Multilingual Heritage
Multilingual Heritage is a collaboration between researchers at the University of Liverpool, the The University of Cape Verde, the University of Ghana, and the National Teaching and Linguistics Centre for Tamazight in Algiers, and the College of Arts & Social Sciences in Adi Keih, Eritrea.
The project
This project focusses on the ways in which monolingualism is challenged in museums, monuments, and memorialisation. The core activity of the network is to work with museums, civil servants, and NGOs to think through ways of using multilingualism to make heritage more inclusive. In many cases in post-colonial African countries, museums adopted the pattern of using one dominant language (often the language of the colonial power) in the organisation of their exhibits, thereby perpetuating the power structures which privileged small elites who speak English, French, Portuguese, and so on.

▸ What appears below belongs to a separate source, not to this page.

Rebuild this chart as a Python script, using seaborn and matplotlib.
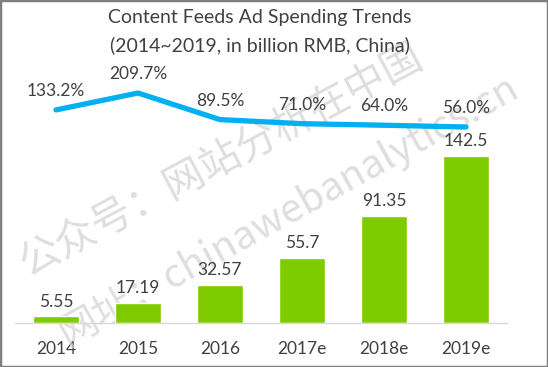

Led by Professor Robert Blackwood and Dr Stefania Tufi, the first stage of the activities of the network took place at the Resistance Museum which is housed in a former concentration camp in Tarrafal on the island of Praia, Cape Verde. The network members visited the renovated camp and, with the help of a guide and local academics, considered the ways in which – multilingually and multimodally – the site is presented. Reviewing the publicly displayed texts, the network analysed the narratives told about the history of the camp and its internees, drawn from Portugal, Guinea Bissau, Angola, and Cape Verde. In addition, the group attended to the organisation of different languages in the site, which is currently under consideration as a potential UNESCO World Heritage Site.
Collaborations
The project collaborates with non-academic partners in the various heritage sites. In addition to working with guides at the Resistance Museum the network members met with the Cape Verdean National Commission to UNESCO to discuss the experiences and lessons learned when the historic town centre of Ribeira Grande in Praia, Cape Verde, was awarded UNESCO World Heritage status.
Recent activities
In late 2022, the project team visited two sites in Ghana: Elmina Castle and Cape Castle on the Gulf of Guinea. In these two so-called ‘slave castles’, the group examined the practices adopted for representing the sites, both in terms of languages used and other icons and images drawn upon.
Funding
This project is funded by the AHRC as part of the Global Challenges Research Fund. A parallel project, which sees Professor Blackwood work with colleagues from the University of Zambia and the Livingstone Museum in western Zambia, is supported by the Newton Fund.